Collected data
***
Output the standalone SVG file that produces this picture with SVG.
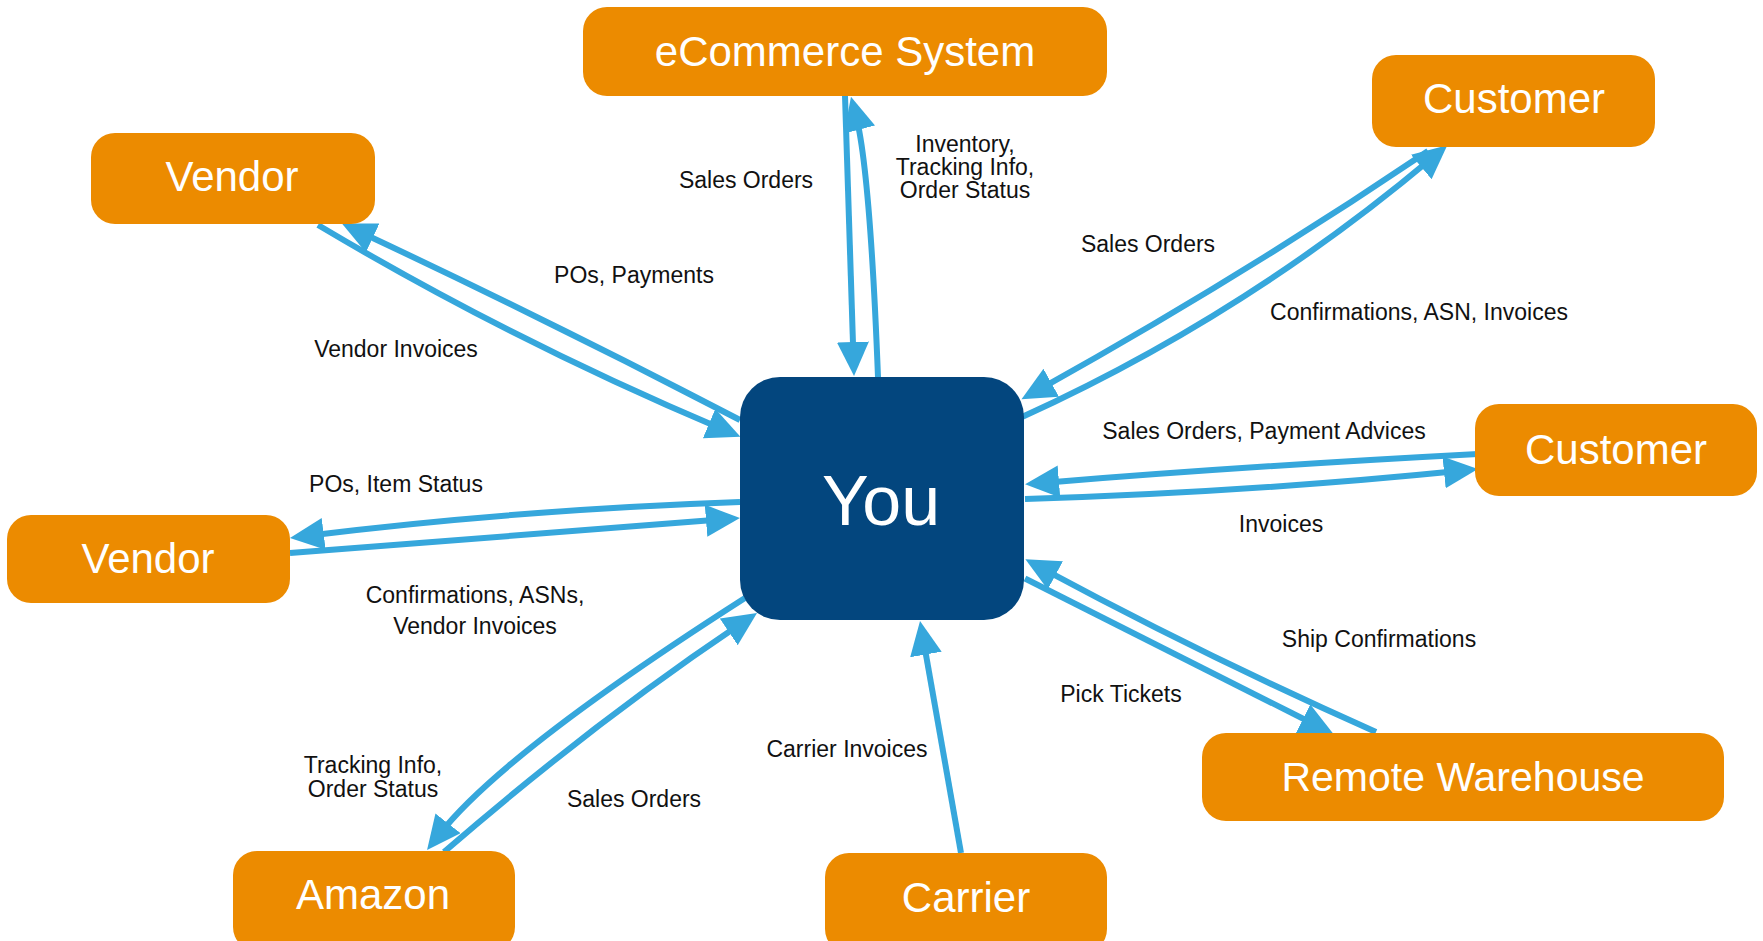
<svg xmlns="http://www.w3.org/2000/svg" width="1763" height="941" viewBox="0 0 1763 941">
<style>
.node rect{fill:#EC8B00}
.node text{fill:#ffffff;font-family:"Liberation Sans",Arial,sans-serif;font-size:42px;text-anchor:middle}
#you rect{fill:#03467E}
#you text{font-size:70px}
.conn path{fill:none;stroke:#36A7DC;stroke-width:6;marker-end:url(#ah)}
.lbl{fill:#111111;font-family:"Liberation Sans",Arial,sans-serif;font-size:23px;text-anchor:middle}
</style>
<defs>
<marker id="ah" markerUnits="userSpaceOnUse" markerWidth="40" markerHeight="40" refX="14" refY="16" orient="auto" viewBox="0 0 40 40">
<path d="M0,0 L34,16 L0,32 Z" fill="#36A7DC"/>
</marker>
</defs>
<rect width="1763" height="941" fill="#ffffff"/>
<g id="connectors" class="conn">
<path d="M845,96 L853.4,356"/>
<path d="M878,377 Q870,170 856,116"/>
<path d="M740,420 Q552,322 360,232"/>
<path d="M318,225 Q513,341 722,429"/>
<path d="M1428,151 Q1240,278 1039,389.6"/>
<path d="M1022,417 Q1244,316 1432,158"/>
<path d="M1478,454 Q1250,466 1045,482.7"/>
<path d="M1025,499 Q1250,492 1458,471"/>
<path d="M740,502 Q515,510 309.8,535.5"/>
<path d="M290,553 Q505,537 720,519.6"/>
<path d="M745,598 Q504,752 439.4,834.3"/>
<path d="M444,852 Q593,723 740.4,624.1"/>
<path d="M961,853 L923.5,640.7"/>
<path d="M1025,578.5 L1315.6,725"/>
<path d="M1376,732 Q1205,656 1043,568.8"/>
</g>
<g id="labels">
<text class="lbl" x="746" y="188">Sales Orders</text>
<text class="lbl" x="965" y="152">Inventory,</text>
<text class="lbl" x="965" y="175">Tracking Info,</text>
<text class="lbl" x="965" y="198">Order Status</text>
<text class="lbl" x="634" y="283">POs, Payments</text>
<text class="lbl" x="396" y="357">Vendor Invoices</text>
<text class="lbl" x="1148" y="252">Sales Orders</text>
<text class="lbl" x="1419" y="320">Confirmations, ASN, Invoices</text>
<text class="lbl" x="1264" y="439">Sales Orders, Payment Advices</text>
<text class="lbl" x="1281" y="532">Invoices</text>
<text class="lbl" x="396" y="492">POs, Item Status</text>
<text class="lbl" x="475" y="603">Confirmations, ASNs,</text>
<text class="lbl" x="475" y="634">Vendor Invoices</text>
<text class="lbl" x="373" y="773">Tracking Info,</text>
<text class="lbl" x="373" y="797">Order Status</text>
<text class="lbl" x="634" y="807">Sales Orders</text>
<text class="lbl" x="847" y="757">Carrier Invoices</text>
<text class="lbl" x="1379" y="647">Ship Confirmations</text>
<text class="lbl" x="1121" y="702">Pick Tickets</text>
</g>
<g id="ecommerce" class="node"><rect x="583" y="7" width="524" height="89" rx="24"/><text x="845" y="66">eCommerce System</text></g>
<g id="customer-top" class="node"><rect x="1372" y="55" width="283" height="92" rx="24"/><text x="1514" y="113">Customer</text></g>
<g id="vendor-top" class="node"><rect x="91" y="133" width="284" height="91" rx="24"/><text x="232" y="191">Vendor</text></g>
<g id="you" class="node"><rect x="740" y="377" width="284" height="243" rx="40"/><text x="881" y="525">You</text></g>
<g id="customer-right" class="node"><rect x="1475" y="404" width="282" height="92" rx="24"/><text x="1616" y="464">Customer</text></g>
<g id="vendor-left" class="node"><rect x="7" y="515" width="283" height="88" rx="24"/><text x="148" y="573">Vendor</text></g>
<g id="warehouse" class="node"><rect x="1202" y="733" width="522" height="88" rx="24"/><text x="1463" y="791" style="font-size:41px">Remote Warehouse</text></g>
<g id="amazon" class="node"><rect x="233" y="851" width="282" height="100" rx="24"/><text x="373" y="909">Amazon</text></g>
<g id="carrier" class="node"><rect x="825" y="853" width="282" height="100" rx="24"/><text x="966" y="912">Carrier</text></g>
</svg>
***
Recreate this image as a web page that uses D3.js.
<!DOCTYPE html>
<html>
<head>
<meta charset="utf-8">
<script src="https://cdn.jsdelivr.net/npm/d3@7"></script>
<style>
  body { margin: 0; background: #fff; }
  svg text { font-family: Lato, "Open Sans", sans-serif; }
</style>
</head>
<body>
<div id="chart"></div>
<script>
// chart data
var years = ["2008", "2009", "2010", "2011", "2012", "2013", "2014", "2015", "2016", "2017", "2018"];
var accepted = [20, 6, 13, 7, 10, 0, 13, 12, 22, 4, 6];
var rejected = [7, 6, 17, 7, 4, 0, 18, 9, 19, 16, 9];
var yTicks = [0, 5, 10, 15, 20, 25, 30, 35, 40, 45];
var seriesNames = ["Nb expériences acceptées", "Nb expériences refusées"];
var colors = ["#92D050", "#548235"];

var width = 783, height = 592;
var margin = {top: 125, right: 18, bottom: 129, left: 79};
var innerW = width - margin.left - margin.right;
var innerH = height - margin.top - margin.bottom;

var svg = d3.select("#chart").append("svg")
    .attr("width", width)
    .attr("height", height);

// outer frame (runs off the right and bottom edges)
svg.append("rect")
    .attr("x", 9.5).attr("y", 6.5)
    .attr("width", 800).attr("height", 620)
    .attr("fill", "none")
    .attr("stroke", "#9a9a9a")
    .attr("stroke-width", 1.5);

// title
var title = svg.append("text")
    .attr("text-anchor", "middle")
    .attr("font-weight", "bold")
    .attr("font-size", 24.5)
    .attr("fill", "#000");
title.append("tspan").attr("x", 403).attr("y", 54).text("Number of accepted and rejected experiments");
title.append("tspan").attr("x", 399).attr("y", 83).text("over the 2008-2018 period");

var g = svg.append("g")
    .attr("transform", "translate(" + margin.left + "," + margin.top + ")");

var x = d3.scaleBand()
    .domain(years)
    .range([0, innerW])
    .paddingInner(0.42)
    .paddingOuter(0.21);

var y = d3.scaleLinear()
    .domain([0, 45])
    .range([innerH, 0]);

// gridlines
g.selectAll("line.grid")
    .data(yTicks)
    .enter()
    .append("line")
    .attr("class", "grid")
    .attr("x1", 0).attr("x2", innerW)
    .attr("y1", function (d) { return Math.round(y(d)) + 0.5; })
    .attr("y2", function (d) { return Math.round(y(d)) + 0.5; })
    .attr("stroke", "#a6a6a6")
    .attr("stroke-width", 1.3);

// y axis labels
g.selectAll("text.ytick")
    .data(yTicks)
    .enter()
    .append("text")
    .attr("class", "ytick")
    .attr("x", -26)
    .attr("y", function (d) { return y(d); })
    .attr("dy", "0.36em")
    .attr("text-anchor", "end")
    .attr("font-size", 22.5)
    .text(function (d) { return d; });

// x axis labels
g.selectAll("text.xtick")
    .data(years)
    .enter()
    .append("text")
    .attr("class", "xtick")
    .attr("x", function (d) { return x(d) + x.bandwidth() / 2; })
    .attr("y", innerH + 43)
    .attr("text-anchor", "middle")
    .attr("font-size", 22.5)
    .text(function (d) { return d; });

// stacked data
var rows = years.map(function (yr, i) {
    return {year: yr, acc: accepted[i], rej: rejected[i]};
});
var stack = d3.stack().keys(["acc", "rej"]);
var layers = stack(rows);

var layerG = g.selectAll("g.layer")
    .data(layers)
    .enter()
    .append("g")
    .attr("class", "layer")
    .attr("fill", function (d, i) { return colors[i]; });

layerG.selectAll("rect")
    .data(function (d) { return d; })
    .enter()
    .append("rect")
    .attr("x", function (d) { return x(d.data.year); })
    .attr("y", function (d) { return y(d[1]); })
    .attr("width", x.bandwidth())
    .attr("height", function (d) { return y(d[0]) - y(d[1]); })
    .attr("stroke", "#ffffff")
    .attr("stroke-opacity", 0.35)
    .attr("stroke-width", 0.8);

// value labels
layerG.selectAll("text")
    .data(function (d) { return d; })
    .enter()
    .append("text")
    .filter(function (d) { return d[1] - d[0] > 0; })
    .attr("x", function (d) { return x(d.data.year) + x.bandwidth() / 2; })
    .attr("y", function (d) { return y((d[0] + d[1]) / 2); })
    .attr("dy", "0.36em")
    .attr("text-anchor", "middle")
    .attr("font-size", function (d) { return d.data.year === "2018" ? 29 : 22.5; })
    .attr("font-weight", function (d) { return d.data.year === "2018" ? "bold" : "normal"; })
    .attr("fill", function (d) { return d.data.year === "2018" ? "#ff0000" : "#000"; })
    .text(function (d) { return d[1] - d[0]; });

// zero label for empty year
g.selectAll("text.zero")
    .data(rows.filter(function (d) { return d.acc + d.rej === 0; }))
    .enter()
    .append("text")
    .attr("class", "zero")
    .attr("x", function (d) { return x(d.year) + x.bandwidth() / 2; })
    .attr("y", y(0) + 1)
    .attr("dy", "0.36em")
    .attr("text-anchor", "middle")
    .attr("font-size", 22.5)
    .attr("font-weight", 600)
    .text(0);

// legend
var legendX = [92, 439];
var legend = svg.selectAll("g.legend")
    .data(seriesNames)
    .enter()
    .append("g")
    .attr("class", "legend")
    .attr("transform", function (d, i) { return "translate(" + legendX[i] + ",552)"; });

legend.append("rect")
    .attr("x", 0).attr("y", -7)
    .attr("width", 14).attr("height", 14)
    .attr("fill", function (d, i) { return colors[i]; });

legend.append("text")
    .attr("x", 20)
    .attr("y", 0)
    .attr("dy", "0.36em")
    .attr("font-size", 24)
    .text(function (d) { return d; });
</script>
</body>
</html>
***
* _Brief_: What is the number of lines in the records that contain "this"? Give that number only.

* _Task response_: 2